Из всех домашних меня только кот Лапсик любил, но в девятом классе коту было семнадцать лет, он тяжело сипел и кашлял. Мы его три раза относили к ветеринару, но врач ничего не нашел и посоветовал сделать флюорографию, только кто будет животному делать флюорографию, тут рентген не везде найдешь. Пошли мы с бабушкой Соней в городскую больницу, но медсестра заорала: "Вы еще сюда лошадь пригоните". Так Лапсик и помер. Мы его за озером зарыли на кошачьем кладбище, положили сверху на холмик анютины глазки, насыпали "Вискас", обложили могилку галькой и фото его повесили, но после зимы фото пропало.
Выходит, один кот меня любил, а тут и его не стало.
А бабушка только волос мой хвалила. Говорила: "Если кто тебя, дуру, в жены возьмет, то только за волосы. За такой волос хорошо по полу таскать". И смеялась.
Из-за своей внешности и застенчивости я до свадьбы была девственницей, да и парня нашла, когда все мои красивые подруги уже повыскакивали замуж. Они меня любили с собой брать на танцы и в кино, потому что на моем фоне выглядели красавицами, хотя, конечно, в нашем городке откуда взяться красивым девушкам. Все давно в Ярославль уехали в институты, там и парней больше, и все богатые.

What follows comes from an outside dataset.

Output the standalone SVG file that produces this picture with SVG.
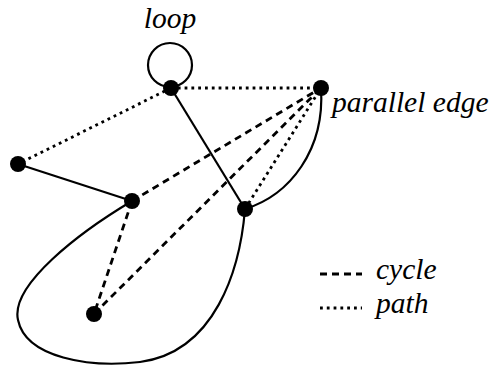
<svg xmlns="http://www.w3.org/2000/svg" width="494" height="368" viewBox="0 0 494 368">
<style>
.e{fill:none;stroke:#000;stroke-width:2.2}
.dash{fill:none;stroke:#000;stroke-width:2.8;stroke-dasharray:7 5}
.dot{fill:none;stroke:#000;stroke-width:2.8;stroke-dasharray:2.8 4}
.n{fill:#000}
text{font-family:'Liberation Serif','DejaVu Serif',serif;font-style:italic;font-size:29.5px;fill:#000}
</style>
<rect width="494" height="368" fill="#fff"/>
<g id="connectors">
<circle class="e" cx="170" cy="65" r="22"/>
<line class="dot" x1="171" y1="88" x2="321" y2="88"/>
<line class="dot" x1="171" y1="88" x2="18" y2="164"/>
<line class="e" x1="171" y1="88" x2="245" y2="209"/>
<line class="e" x1="18" y1="164" x2="132" y2="201"/>
<line class="dash" x1="132" y1="201" x2="321" y2="88"/>
<line class="dash" x1="132" y1="201" x2="94" y2="314"/>
<line class="dash" x1="94" y1="314" x2="321" y2="88"/>
<line class="dot" x1="245" y1="209" x2="321" y2="88"/>
<path class="e" d="M245,209 C290,195 325,150 321,88"/>
<path class="e" d="M132,201 C80,232 10,285 18,320 C26,358 90,368 140,362 C215,352 240,270 245,209"/>
</g>
<g id="nA"><circle class="n" cx="171" cy="88" r="8"/></g>
<g id="nB"><circle class="n" cx="321" cy="88" r="8"/></g>
<g id="nC"><circle class="n" cx="18" cy="164" r="8"/></g>
<g id="nD"><circle class="n" cx="132" cy="201" r="8"/></g>
<g id="nE"><circle class="n" cx="245" cy="209" r="8"/></g>
<g id="nF"><circle class="n" cx="94" cy="314" r="8"/></g>
<g id="labels">
<text x="170" y="28" text-anchor="middle">loop</text>
<text x="332" y="112">parallel edge</text>
<line class="dash" x1="320" y1="274" x2="362" y2="274"/>
<text x="376" y="279">cycle</text>
<line class="dot" x1="320" y1="308" x2="362" y2="308"/>
<text x="376" y="313">path</text>
</g>
</svg>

В техникуме никто ко мне не подходил, хотя я пошла в радиотехнический. Нас на весь курс было четыре девушки и сто пятнадцать мужиков. Техникум стоял на Советской улице и находился в старинном здании девятнадцатого века. Низ из красного пористого кирпича, покрытого жирной бордовой краской, верх из потемневшего, выжженного дерева, окна с резными вычурными наличниками. Сзади, сразу за институтским двориком, начинался длинный пологий спуск к реке Нерль. Летом, в жару, когда пылкое солнце вдувает в легкие душный пыльный воздух, а хлипкие трескучие комары жалят, как змеи, студенты любили окунуться в прохладную воду, изобиловавшую студеными ключами.
Хорошо в июле выпить пива! Вот и мы после занятий сначала купались, а потом выпивали пахучего разливного "Жигулевского" пива, такого холодного, что от него ломило зубы.
Я вроде девушка полная, но груди у меня нет. Только две небольшие дольки. Однажды после пива Федосеев подсел ко мне и задумчиво спросил: "Ты знаешь, что такое доска?" – и все парни вокруг засмеялись, и девчонки тоже засмеялись, и стало мне так обидно и горько, что я улыбнулась и тоже засмеялась, но потом вечером лежала на подушке и плакала, и только бабушка Соня гладила меня по головке и говорила: "Спи, деточка, спи".
У Алика Федосеева был доставшийся от родителей синий покарябанный проржавевший жигуль. Он любил на нем разъезжать по центральным тенистым улочкам городка, громко включив магнитолу, из которой раздавался хриплый голос Шуфутинского. На задних сиденьях, покрытых кожзаменителем, сидели или его подвыпившие приятели, или накрашенные девушки.
В тот день на заднем сиденье никто не сидел, и он затормозил резко у моих ног, так что я чуть не свалилась на бампер. "Садись", – говорит и открывает переднюю дверь. Я уселась зачем-то, и мы поехали в сторону реки Нерль.